TASK DETAILS:
Retype nothing but the lines from the start of the material up to and including the line with "const awarenessWomen = [5.18, 12.87, 29.91, 32.02, 28.45]". Pictures don't belong in the copy.

───── MATERIAL ─────

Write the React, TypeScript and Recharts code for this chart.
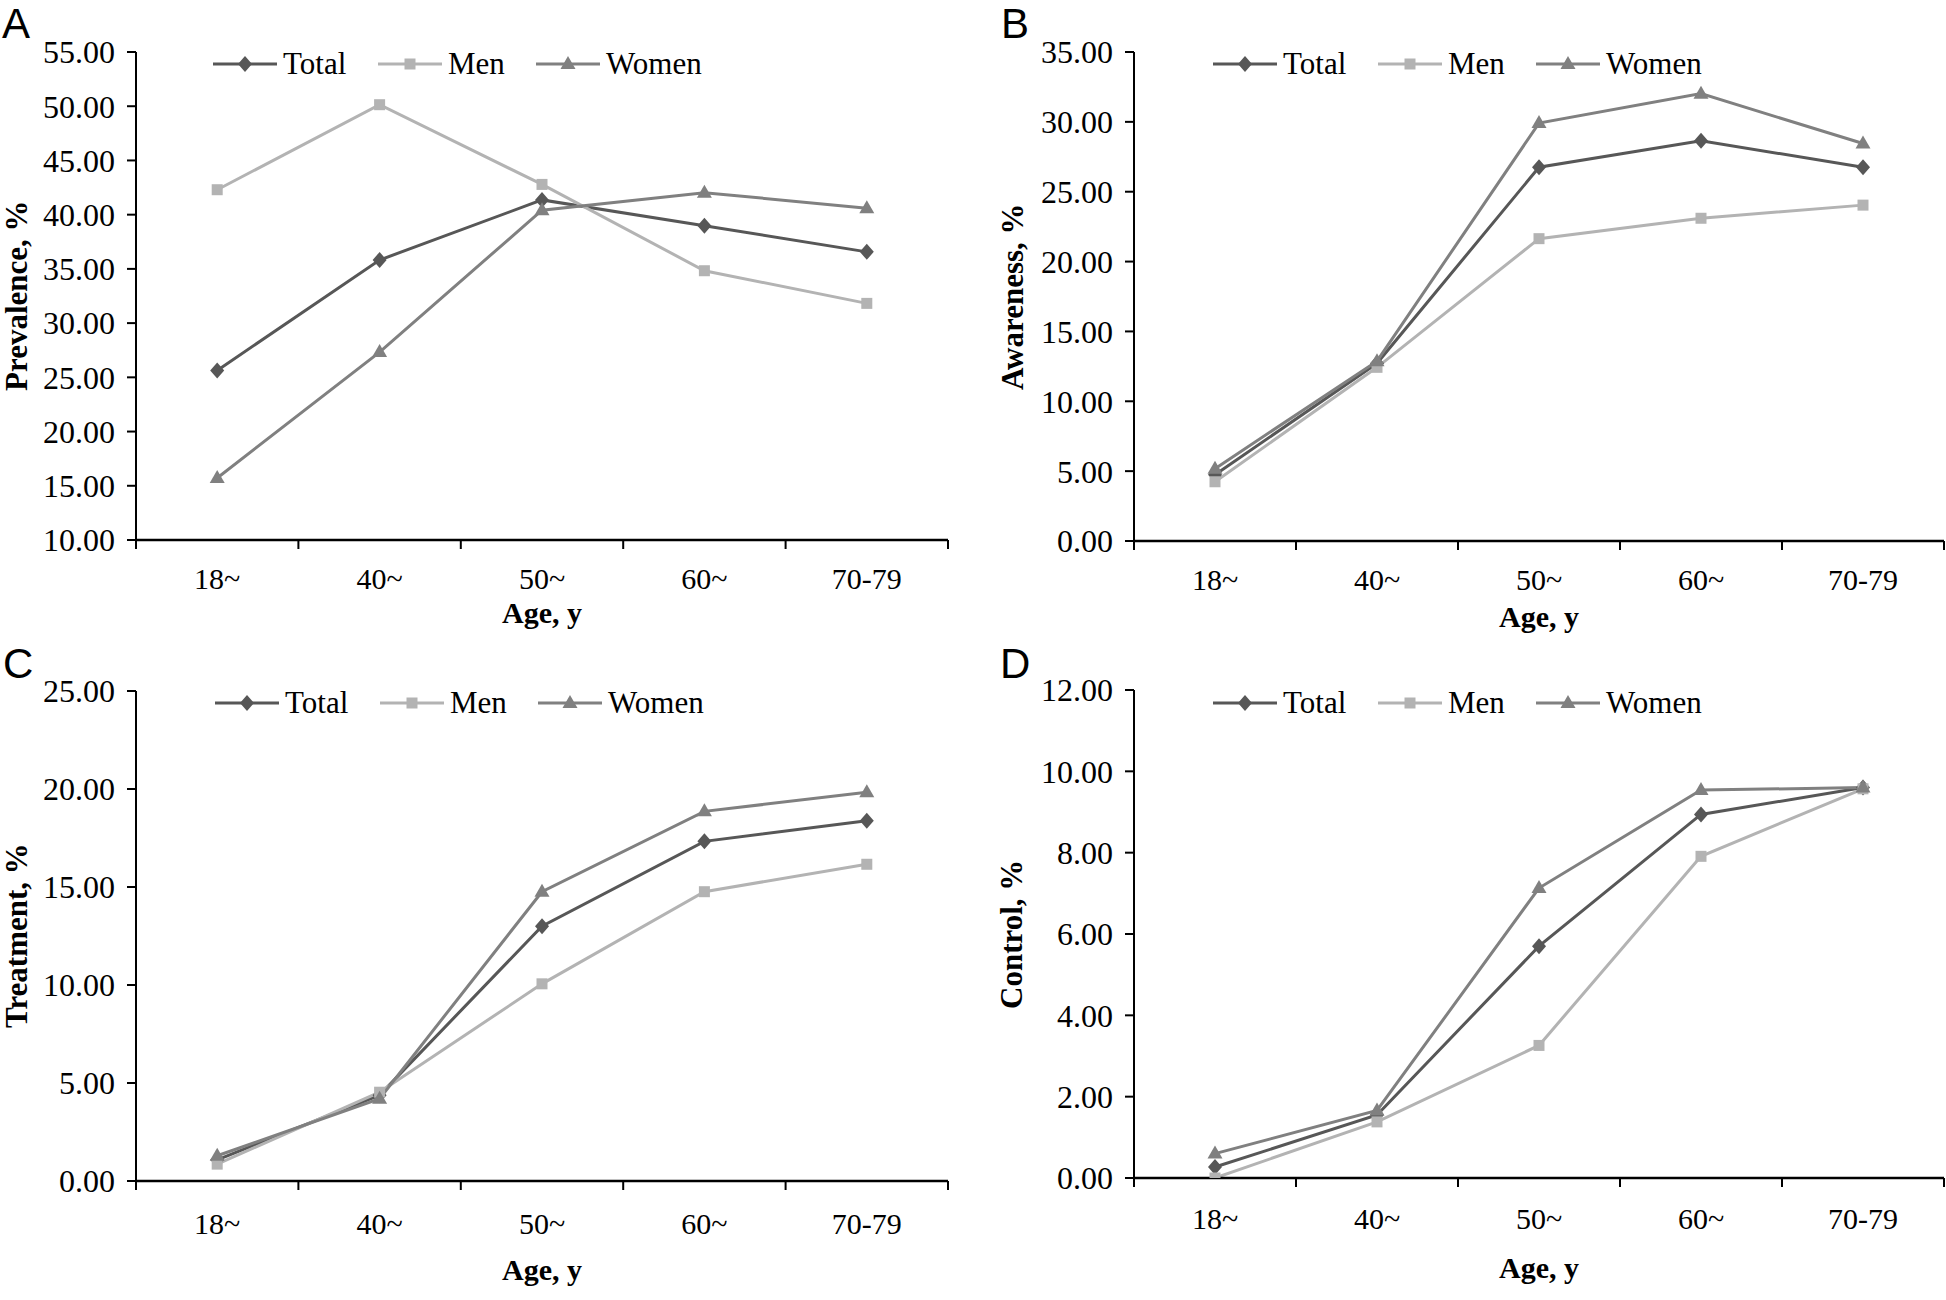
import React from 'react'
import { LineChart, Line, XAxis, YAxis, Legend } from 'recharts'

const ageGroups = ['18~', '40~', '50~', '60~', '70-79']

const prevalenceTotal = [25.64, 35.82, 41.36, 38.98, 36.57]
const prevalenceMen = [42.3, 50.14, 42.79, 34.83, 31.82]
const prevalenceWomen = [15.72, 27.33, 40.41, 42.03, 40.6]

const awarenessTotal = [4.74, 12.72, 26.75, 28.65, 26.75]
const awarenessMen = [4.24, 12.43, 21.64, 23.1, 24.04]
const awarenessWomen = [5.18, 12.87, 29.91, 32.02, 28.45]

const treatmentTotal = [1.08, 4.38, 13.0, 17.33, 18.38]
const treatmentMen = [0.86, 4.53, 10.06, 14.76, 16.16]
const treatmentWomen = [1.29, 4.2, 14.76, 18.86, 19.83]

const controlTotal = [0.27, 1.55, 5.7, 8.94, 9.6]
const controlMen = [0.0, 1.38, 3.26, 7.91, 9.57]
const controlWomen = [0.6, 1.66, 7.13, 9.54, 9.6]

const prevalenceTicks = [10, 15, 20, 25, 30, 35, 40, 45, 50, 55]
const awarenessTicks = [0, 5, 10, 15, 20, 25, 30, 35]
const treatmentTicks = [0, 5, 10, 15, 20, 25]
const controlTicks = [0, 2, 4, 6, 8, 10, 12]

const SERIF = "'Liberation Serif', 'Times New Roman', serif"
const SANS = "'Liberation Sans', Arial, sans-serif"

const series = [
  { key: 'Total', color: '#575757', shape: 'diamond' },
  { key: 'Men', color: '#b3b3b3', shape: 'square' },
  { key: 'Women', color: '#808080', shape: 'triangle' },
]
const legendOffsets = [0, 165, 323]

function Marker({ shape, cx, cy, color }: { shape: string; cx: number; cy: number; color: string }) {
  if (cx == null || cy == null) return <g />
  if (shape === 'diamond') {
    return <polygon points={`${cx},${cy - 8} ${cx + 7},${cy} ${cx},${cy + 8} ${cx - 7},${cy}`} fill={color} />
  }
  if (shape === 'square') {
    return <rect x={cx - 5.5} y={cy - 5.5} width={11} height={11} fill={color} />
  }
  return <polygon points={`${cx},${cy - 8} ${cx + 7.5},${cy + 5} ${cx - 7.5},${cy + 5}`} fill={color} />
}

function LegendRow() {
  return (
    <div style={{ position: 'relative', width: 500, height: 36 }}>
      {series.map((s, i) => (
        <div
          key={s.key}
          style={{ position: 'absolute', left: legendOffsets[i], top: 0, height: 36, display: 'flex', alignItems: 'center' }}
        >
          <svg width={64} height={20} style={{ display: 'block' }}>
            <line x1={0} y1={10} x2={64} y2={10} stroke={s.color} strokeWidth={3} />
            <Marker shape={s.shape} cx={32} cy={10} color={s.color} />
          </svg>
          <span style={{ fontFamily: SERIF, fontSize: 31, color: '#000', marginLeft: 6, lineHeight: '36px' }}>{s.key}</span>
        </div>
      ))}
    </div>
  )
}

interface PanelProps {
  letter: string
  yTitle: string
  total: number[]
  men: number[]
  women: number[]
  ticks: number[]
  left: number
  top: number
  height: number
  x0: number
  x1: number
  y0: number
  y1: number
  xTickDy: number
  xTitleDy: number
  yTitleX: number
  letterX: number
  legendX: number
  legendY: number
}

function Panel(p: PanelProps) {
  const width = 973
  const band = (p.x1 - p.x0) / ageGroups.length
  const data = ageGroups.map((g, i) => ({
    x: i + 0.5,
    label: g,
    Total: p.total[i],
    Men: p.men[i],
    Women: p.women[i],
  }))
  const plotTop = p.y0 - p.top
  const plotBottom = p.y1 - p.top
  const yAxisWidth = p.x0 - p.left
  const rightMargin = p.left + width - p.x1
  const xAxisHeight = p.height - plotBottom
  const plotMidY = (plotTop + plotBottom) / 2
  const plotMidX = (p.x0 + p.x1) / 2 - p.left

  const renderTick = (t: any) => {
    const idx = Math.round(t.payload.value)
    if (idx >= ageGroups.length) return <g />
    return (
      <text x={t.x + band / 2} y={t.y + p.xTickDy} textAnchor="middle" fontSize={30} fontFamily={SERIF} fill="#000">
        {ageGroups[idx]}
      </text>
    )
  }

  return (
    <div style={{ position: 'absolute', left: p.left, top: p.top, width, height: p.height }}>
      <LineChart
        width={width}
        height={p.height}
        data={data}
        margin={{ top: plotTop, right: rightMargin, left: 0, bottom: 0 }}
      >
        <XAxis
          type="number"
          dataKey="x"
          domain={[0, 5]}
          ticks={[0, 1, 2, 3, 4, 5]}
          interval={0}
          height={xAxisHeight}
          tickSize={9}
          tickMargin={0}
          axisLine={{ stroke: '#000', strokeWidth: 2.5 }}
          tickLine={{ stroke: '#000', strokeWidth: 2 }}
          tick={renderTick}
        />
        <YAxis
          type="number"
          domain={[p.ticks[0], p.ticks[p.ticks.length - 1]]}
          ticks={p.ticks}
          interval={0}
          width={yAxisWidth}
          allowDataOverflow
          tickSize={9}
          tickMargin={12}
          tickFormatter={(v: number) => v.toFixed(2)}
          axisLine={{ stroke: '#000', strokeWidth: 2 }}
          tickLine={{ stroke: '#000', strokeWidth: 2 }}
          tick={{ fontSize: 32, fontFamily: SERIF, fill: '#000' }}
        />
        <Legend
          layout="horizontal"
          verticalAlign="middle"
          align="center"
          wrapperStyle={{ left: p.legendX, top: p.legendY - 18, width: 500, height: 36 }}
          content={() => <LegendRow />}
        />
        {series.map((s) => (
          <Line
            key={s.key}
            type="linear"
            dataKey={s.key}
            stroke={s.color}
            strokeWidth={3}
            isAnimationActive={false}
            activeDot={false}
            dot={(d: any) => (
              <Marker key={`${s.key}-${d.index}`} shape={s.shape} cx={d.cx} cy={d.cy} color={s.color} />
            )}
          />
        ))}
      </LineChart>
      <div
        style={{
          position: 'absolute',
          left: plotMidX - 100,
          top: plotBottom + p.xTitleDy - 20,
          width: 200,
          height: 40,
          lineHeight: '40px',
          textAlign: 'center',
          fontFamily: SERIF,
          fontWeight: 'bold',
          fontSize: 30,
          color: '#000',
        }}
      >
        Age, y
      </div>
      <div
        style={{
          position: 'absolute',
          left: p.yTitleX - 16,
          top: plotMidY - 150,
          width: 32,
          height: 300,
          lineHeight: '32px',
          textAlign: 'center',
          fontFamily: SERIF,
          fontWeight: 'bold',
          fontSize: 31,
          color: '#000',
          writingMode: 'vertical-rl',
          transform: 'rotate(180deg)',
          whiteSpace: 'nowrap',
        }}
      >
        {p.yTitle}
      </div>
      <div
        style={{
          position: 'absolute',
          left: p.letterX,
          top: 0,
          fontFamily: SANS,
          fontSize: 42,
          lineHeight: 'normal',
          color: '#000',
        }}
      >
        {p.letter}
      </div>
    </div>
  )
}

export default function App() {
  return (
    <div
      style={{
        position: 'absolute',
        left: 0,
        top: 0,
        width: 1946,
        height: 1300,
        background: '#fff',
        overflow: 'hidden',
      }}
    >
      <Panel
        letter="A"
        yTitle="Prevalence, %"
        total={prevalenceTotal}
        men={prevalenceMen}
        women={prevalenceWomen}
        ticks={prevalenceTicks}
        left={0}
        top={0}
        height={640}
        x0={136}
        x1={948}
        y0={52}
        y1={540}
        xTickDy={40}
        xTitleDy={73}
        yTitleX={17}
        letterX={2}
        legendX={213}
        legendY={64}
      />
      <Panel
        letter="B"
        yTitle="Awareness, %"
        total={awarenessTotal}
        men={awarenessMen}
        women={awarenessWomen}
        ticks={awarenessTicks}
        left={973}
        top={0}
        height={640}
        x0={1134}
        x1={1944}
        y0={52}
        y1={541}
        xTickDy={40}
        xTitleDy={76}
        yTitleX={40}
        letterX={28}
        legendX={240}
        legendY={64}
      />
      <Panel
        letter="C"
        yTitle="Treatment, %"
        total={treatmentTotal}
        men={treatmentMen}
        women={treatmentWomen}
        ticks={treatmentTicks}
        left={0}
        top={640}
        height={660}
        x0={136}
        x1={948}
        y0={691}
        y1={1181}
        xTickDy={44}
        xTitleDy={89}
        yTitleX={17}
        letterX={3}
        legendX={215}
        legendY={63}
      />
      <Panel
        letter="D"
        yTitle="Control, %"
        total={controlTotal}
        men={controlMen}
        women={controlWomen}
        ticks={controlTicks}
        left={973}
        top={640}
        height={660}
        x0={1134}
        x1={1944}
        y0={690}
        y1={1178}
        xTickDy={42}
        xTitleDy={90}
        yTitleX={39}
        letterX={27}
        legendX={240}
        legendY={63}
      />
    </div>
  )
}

─────

TASK SOLUTION:
Write the React, TypeScript and Recharts code for this chart.
import React from 'react'
import { LineChart, Line, XAxis, YAxis, Legend } from 'recharts'

const ageGroups = ['18~', '40~', '50~', '60~', '70-79']

const prevalenceTotal = [25.64, 35.82, 41.36, 38.98, 36.57]
const prevalenceMen = [42.3, 50.14, 42.79, 34.83, 31.82]
const prevalenceWomen = [15.72, 27.33, 40.41, 42.03, 40.6]

const awarenessTotal = [4.74, 12.72, 26.75, 28.65, 26.75]
const awarenessMen = [4.24, 12.43, 21.64, 23.1, 24.04]
const awarenessWomen = [5.18, 12.87, 29.91, 32.02, 28.45]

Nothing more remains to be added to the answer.